Bertrand Delavelle : Ce temps d’échange nous permet de lever les problèmes d’acceptabilité sociale qui sont inhérents à tous les projets. Les crispations autour de la voirie sont principalement liées à la perte de places de stationnement. Or l’avenue du Champ de Mars n’en avait pas. De fait, nous n’avons eu aucun retour négatif et nous avons pu installer des aménagements très novateurs pour les vélos avec un feu spécial pour sortir en toute sécurité dans la circulation, sans continuer sur les trottoirs comme cela se faisait avant.
Si on est axé infiltration, il faut savoir ce qu’est une surface active par exemple, comment l’utiliser pour infiltrer et comment la maximiser dans un projet.
C’est-à-dire savoir calculer la quantité d’eau moyenne qui tombe sur un jour en fonction de la surface active, ceci afin de déterminer le volume à stocker, le temps de vidange.
C’est une évolution sociétale, alors que l’ingénierie routière reposait sur un principe intangible « pas d’eau sous la route », on revoit totalement cette logique. Il ne s’agit plus de faire disparaître l’eau, mais de l’intégrer et de la gérer. Il faut accepter que l’eau soit présente le temps qu’elle s’évacue. Si ce n’est pas sur la route, ou sur le chemin, ce n’est pas grave.
Une voirie n’est requalifiée en lourd que tous les 30 ans en moyenne, on n’a pas le droit de se tromper. Avec ce projet, nous avons l’impression d’avoir inscrit la ville de Belfort et ses habitants dans l’avenir. C’est un travail collectif dont on est fiers.
Gilles ROY : Gérer l’infiltration suppose une étude fine mais aussi un soutien politique fort. Nos élus, conscients de l’enjeu que représente la GIEP pour leur Territoire, nous poussent à nous montrer novateurs et ambitieux. C’est grâce à leur soutien que ce type de projet a pu voir le jour.

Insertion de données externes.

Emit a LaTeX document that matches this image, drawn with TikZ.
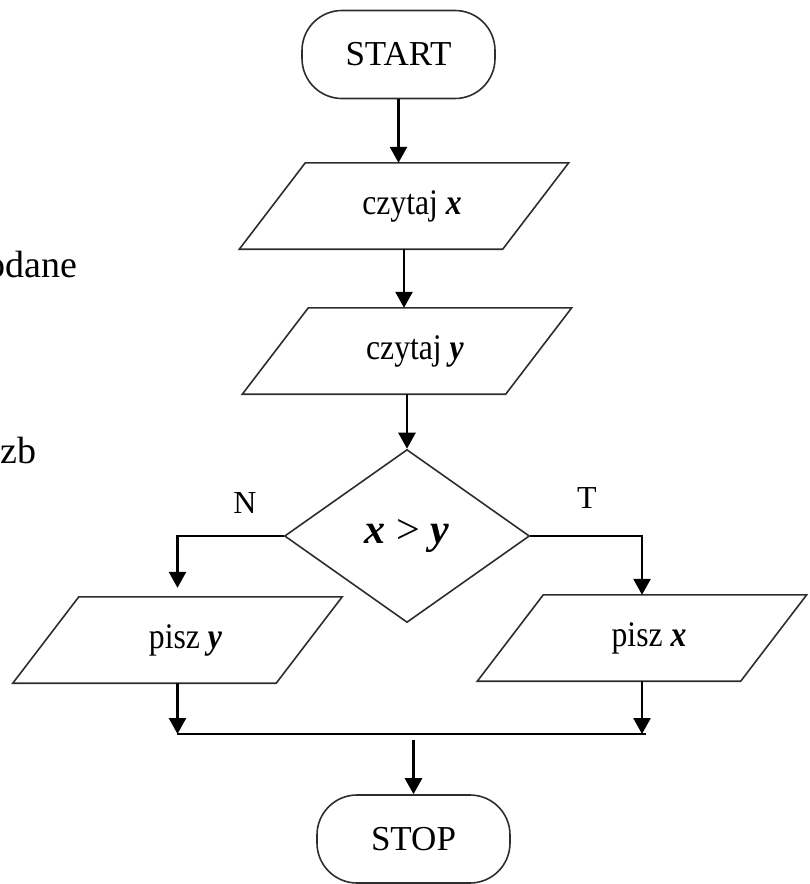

Avez-vous mené une étude en amont du projet pour définir sa faisabilité et/ou son impact ? Comment avez-vous assuré le bon dimensionnement du projet ?
Bertrand Delavelle : Nous n’étions pas soumis aux études d’impact environnemental, nous avons eu des recommandations quant à l’abattage des arbres surtout par rapport aux cavités pour les chiroptères. Et comme nous désimperméabilisions, tous les voyants étaient au vert.
La principale difficulté concernait l’abattage d’anciens arbres alignement. Nous avons établi un dossier démontrant la nécessité impérieuse de les enlever. En effet, ils étaient en très mauvais état (les pieds étaient vidés), les garder nous aurait posé beaucoup de problèmes pour infiltrer l’eau. L’autre point de vigilance touchait une voie de sélection que nous avons supprimée, ainsi qu’une voie en tourne à droite et une en tourne à gauche qui ont fusionné. Les études de trafic montraient bien que cette deuxième voie n’était pas impérative. Nous avons aussi travaillé avec un auditeur externe pour traiter les traversées de carrefours, les continuités, ce qui nous a permis de corriger un certain nombre de choses.
Les travaux ont duré cinq mois. La route, coupée pendant une partie du chantier, a été réouverte assez rapidement. Les plantations ont été effectuées sur route circulée.
Quand j’ai commencé dans le métier, la circulation devait être maintenue à tout prix. Aujourd’hui, les habitants sont prévenus suffisamment en amont pour qu’ils puissent prendre leurs dispositions en journée, le soir ils peuvent rentrer chez eux. Fermer une route permet aussi de raccourcir un chantier et de le sécuriser.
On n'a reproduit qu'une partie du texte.